Figure scripts:

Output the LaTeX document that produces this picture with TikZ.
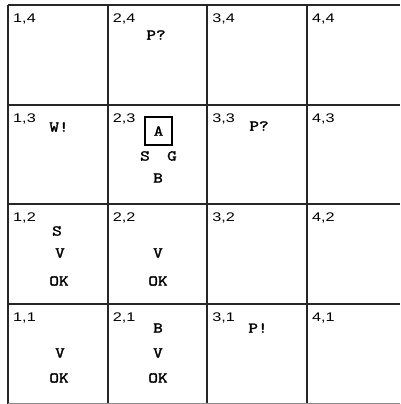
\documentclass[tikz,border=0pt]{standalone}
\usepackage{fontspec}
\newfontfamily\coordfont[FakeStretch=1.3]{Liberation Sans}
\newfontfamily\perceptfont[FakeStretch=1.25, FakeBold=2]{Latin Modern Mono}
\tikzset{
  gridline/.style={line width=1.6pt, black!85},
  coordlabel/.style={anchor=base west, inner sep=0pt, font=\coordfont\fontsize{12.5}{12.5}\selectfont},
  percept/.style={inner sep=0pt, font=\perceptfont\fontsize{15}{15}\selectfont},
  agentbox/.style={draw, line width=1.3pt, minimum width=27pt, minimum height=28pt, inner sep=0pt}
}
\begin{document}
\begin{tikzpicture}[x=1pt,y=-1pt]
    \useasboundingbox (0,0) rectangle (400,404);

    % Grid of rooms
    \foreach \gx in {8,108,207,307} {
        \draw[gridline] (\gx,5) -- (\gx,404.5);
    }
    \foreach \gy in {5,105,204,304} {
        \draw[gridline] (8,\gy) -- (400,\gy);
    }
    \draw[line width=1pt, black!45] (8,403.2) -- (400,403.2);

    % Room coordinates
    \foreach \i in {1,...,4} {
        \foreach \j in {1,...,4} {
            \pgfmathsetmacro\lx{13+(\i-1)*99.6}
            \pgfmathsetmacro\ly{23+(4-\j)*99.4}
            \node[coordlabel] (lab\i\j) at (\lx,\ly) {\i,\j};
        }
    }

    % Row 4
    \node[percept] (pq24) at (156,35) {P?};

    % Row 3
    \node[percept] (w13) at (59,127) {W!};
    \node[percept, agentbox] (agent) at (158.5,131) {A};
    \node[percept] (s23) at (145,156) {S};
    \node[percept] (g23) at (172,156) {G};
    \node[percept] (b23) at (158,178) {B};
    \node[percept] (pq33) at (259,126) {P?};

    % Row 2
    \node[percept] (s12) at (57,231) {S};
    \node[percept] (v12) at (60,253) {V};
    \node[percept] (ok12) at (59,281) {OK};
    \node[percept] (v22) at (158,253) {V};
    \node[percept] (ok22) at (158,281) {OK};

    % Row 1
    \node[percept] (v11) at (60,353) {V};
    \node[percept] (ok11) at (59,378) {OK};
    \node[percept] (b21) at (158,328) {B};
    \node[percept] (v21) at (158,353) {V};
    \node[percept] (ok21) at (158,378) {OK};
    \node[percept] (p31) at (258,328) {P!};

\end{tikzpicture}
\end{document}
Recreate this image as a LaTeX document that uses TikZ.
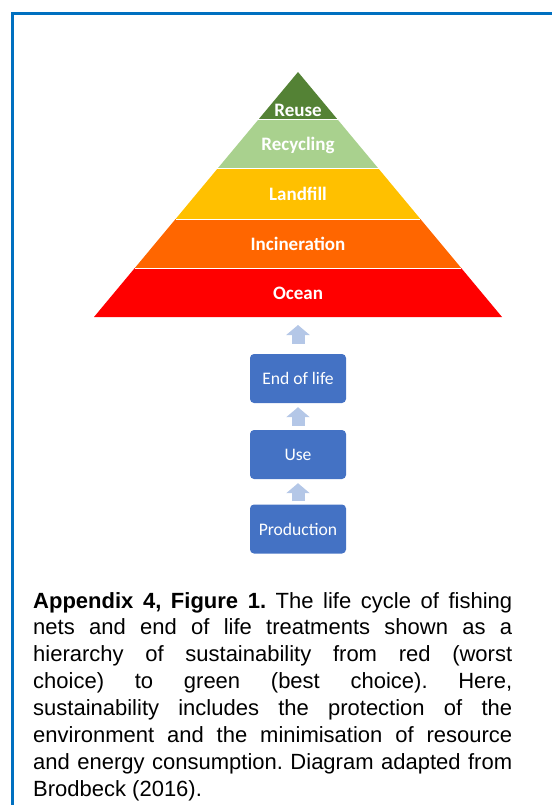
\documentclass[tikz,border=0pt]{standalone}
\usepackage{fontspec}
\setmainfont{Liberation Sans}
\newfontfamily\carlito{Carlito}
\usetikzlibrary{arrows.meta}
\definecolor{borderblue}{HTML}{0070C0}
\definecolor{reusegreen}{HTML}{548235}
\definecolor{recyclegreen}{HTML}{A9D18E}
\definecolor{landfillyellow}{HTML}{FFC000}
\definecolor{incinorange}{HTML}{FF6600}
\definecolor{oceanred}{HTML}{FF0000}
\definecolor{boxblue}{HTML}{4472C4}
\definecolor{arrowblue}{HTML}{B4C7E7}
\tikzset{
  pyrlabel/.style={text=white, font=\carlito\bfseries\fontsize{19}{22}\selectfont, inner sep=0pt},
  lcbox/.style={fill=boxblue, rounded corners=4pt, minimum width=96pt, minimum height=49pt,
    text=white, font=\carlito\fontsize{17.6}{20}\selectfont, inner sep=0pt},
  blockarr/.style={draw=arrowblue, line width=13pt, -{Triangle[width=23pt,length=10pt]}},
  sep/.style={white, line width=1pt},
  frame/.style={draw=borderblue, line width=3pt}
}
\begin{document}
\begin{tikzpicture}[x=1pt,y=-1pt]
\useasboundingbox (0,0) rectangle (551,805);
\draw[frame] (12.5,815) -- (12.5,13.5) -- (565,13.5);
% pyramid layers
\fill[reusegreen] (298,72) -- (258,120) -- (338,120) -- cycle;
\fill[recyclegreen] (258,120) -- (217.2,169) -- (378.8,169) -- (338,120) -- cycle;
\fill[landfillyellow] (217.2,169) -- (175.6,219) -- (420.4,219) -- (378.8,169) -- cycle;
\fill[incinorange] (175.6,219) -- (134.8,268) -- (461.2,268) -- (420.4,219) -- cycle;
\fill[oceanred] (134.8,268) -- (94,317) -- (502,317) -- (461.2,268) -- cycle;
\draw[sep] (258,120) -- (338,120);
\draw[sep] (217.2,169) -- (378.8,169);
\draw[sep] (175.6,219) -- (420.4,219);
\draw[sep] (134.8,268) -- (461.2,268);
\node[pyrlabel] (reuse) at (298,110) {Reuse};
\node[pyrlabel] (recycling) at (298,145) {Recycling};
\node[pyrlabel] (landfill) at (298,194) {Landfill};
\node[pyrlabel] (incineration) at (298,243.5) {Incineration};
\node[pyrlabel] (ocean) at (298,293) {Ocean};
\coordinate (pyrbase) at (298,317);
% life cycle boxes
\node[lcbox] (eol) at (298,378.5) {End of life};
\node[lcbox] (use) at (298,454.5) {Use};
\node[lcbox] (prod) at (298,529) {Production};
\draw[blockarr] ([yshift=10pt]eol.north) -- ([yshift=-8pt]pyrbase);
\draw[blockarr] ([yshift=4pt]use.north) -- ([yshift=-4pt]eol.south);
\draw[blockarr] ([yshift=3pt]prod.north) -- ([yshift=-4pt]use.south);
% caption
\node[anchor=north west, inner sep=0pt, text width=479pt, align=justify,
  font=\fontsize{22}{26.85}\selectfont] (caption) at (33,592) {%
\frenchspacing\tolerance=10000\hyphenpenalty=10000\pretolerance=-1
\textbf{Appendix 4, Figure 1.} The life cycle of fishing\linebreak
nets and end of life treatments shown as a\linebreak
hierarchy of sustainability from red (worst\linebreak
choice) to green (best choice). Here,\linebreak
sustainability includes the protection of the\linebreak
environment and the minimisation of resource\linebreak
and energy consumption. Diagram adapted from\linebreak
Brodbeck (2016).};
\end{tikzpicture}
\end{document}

**WHAT THE TASK ASKS**
Copy the data character for character, but drop all pictures from the copy.

**EXERCISE OUTPUT**
Output the LaTeX document that produces this picture with TikZ.
\documentclass[tikz,border=0pt]{standalone}
\usepackage{fontspec}
\newfontfamily\coordfont[FakeStretch=1.3]{Liberation Sans}
\newfontfamily\perceptfont[FakeStretch=1.25, FakeBold=2]{Latin Modern Mono}
\tikzset{
  gridline/.style={line width=1.6pt, black!85},
  coordlabel/.style={anchor=base west, inner sep=0pt, font=\coordfont\fontsize{12.5}{12.5}\selectfont},
  percept/.style={inner sep=0pt, font=\perceptfont\fontsize{15}{15}\selectfont},
  agentbox/.style={draw, line width=1.3pt, minimum width=27pt, minimum height=28pt, inner sep=0pt}
}
\begin{document}
\begin{tikzpicture}[x=1pt,y=-1pt]
    \useasboundingbox (0,0) rectangle (400,404);

    % Grid of rooms
    \foreach \gx in {8,108,207,307} {
        \draw[gridline] (\gx,5) -- (\gx,404.5);
    }
    \foreach \gy in {5,105,204,304} {
        \draw[gridline] (8,\gy) -- (400,\gy);
    }
    \draw[line width=1pt, black!45] (8,403.2) -- (400,403.2);

    % Room coordinates
    \foreach \i in {1,...,4} {
        \foreach \j in {1,...,4} {
            \pgfmathsetmacro\lx{13+(\i-1)*99.6}
            \pgfmathsetmacro\ly{23+(4-\j)*99.4}
            \node[coordlabel] (lab\i\j) at (\lx,\ly) {\i,\j};
        }
    }

    % Row 4
    \node[percept] (pq24) at (156,35) {P?};

    % Row 3
    \node[percept] (w13) at (59,127) {W!};
    \node[percept, agentbox] (agent) at (158.5,131) {A};
    \node[percept] (s23) at (145,156) {S};
    \node[percept] (g23) at (172,156) {G};
    \node[percept] (b23) at (158,178) {B};
    \node[percept] (pq33) at (259,126) {P?};

    % Row 2
    \node[percept] (s12) at (57,231) {S};
    \node[percept] (v12) at (60,253) {V};
    \node[percept] (ok12) at (59,281) {OK};
    \node[percept] (v22) at (158,253) {V};
    \node[percept] (ok22) at (158,281) {OK};

    % Row 1
    \node[percept] (v11) at (60,353) {V};
    \node[percept] (ok11) at (59,378) {OK};
    \node[percept] (b21) at (158,328) {B};
    \node[percept] (v21) at (158,353) {V};
    \node[percept] (ok21) at (158,378) {OK};
    \node[percept] (p31) at (258,328) {P!};

\end{tikzpicture}
\end{document}
Recreate this image as a LaTeX document that uses TikZ.
\documentclass[tikz,border=0pt]{standalone}
\usepackage{fontspec}
\setmainfont{Liberation Sans}
\newfontfamily\carlito{Carlito}
\usetikzlibrary{arrows.meta}
\definecolor{borderblue}{HTML}{0070C0}
\definecolor{reusegreen}{HTML}{548235}
\definecolor{recyclegreen}{HTML}{A9D18E}
\definecolor{landfillyellow}{HTML}{FFC000}
\definecolor{incinorange}{HTML}{FF6600}
\definecolor{oceanred}{HTML}{FF0000}
\definecolor{boxblue}{HTML}{4472C4}
\definecolor{arrowblue}{HTML}{B4C7E7}
\tikzset{
  pyrlabel/.style={text=white, font=\carlito\bfseries\fontsize{19}{22}\selectfont, inner sep=0pt},
  lcbox/.style={fill=boxblue, rounded corners=4pt, minimum width=96pt, minimum height=49pt,
    text=white, font=\carlito\fontsize{17.6}{20}\selectfont, inner sep=0pt},
  blockarr/.style={draw=arrowblue, line width=13pt, -{Triangle[width=23pt,length=10pt]}},
  sep/.style={white, line width=1pt},
  frame/.style={draw=borderblue, line width=3pt}
}
\begin{document}
\begin{tikzpicture}[x=1pt,y=-1pt]
\useasboundingbox (0,0) rectangle (551,805);
\draw[frame] (12.5,815) -- (12.5,13.5) -- (565,13.5);
% pyramid layers
\fill[reusegreen] (298,72) -- (258,120) -- (338,120) -- cycle;
\fill[recyclegreen] (258,120) -- (217.2,169) -- (378.8,169) -- (338,120) -- cycle;
\fill[landfillyellow] (217.2,169) -- (175.6,219) -- (420.4,219) -- (378.8,169) -- cycle;
\fill[incinorange] (175.6,219) -- (134.8,268) -- (461.2,268) -- (420.4,219) -- cycle;
\fill[oceanred] (134.8,268) -- (94,317) -- (502,317) -- (461.2,268) -- cycle;
\draw[sep] (258,120) -- (338,120);
\draw[sep] (217.2,169) -- (378.8,169);
\draw[sep] (175.6,219) -- (420.4,219);
\draw[sep] (134.8,268) -- (461.2,268);
\node[pyrlabel] (reuse) at (298,110) {Reuse};
\node[pyrlabel] (recycling) at (298,145) {Recycling};
\node[pyrlabel] (landfill) at (298,194) {Landfill};
\node[pyrlabel] (incineration) at (298,243.5) {Incineration};
\node[pyrlabel] (ocean) at (298,293) {Ocean};
\coordinate (pyrbase) at (298,317);
% life cycle boxes
\node[lcbox] (eol) at (298,378.5) {End of life};
\node[lcbox] (use) at (298,454.5) {Use};
\node[lcbox] (prod) at (298,529) {Production};
\draw[blockarr] ([yshift=10pt]eol.north) -- ([yshift=-8pt]pyrbase);
\draw[blockarr] ([yshift=4pt]use.north) -- ([yshift=-4pt]eol.south);
\draw[blockarr] ([yshift=3pt]prod.north) -- ([yshift=-4pt]use.south);
% caption
\node[anchor=north west, inner sep=0pt, text width=479pt, align=justify,
  font=\fontsize{22}{26.85}\selectfont] (caption) at (33,592) {%
\frenchspacing\tolerance=10000\hyphenpenalty=10000\pretolerance=-1
\textbf{Appendix 4, Figure 1.} The life cycle of fishing\linebreak
nets and end of life treatments shown as a\linebreak
hierarchy of sustainability from red (worst\linebreak
choice) to green (best choice). Here,\linebreak
sustainability includes the protection of the\linebreak
environment and the minimisation of resource\linebreak
and energy consumption. Diagram adapted from\linebreak
Brodbeck (2016).};
\end{tikzpicture}
\end{document}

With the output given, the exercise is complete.